Work to be completed.
Track down each line that has the word "React" and copy it.
## Begin Material provided
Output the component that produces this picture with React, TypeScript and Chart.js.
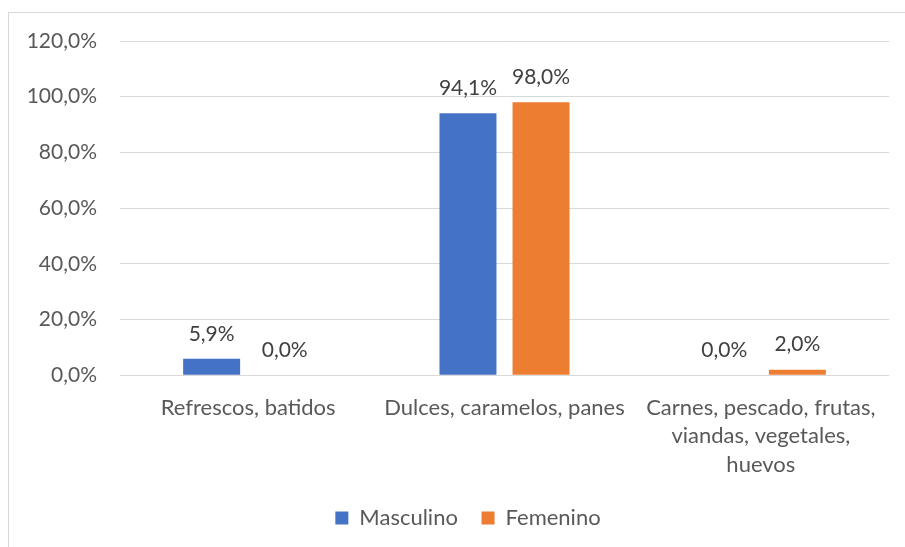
import React, { useEffect, useRef } from "react";
import { Chart, registerables } from "chart.js";

Chart.register(...registerables);

const categories: (string | string[])[] = [
  "Refrescos, batidos",
  "Dulces, caramelos, panes",
  ["Carnes, pescado, frutas,", "viandas, vegetales,", "huevos"],
];
const masculino = [5.9, 94.1, 0.0];
const femenino = [0.0, 98.0, 2.0];
const seriesNames = ["Masculino", "Femenino"];

const FONT = "Lato, 'Open Sans', sans-serif";
const FS = 21;
const FS_TXT = 22;
const fmt = (v: number) => v.toFixed(1).replace(".", ",") + "%";

const labelPlugin = {
  id: "barLabels",
  afterDatasetsDraw(chart: any) {
    const ctx = chart.ctx;
    ctx.save();
    ctx.font = `${FS}px ${FONT}`;
    ctx.fillStyle = "#404040";
    ctx.textAlign = "center";
    ctx.textBaseline = "middle";
    chart.data.datasets.forEach((ds: any, i: number) => {
      const meta = chart.getDatasetMeta(i);
      meta.data.forEach((bar: any, j: number) => {
        ctx.fillText(fmt(ds.data[j]), bar.x, bar.y - 25);
      });
    });
    ctx.restore();
  },
};

const legendShift = {
  id: "legendShift",
  afterLayout(chart: any) {
    if (chart.legend) {
      chart.legend.left += 19;
      chart.legend.right += 19;
    }
  },
};

export default function App() {
  const ref = useRef<HTMLCanvasElement>(null);
  useEffect(() => {
    document.documentElement.style.overflow = "hidden";
    document.body.style.overflow = "hidden";
    const chart = new Chart(ref.current!, {
      type: "bar",
      data: {
        labels: categories,
        datasets: [
          {
            label: seriesNames[0] + " ",
            data: masculino,
            backgroundColor: "#4472C4",
            barPercentage: 0.78,
            categoryPercentage: 0.57,
          },
          {
            label: seriesNames[1],
            data: femenino,
            backgroundColor: "#ED7D31",
            barPercentage: 0.78,
            categoryPercentage: 0.57,
          },
        ],
      },
      options: {
        animation: false,
        responsive: false,
        maintainAspectRatio: false,
        layout: { padding: { left: 0, right: 16, top: 28, bottom: 9 } },
        plugins: {
          legend: {
            position: "bottom",
            labels: {
              boxWidth: 13,
              boxHeight: 13,
              padding: 18,
              color: "#595959",
              font: { family: FONT, size: FS_TXT },
            },
          },
          tooltip: { enabled: false },
        },
        scales: {
          x: {
            grid: { display: false },
            border: { display: false },
            ticks: {
              color: "#595959",
              font: { family: FONT, size: FS_TXT, lineHeight: 1.3 },
              maxRotation: 0,
              autoSkip: false,
              padding: 10,
            },
          },
          y: {
            min: 0,
            max: 120,
            afterFit: (s: any) => {
              s.width = 111;
              s.paddingTop = 0;
              s.paddingBottom = 0;
            },
            ticks: {
              stepSize: 20,
              color: "#595959",
              font: { family: FONT, size: FS },
              padding: 23,
              callback: (v: any) => fmt(Number(v)),
            },
            grid: { color: "#d9d9d9", lineWidth: 1, drawTicks: false },
            border: { display: false },
          },
        },
      },
      plugins: [labelPlugin, legendShift],
    });
    return () => chart.destroy();
  }, []);
  return (
    <div
      style={{
        position: "absolute",
        left: 8,
        top: 12,
        width: 920,
        height: 560,
        border: "1px solid #d9d9d9",
        background: "#fff",
      }}
    >
      <canvas ref={ref} width={896} height={535} style={{ display: "block" }} />
    </div>
  );
}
## End Material provided
Answer to the problem.
Output the component that produces this picture with React, TypeScript and Chart.js.
import React, { useEffect, useRef } from "react";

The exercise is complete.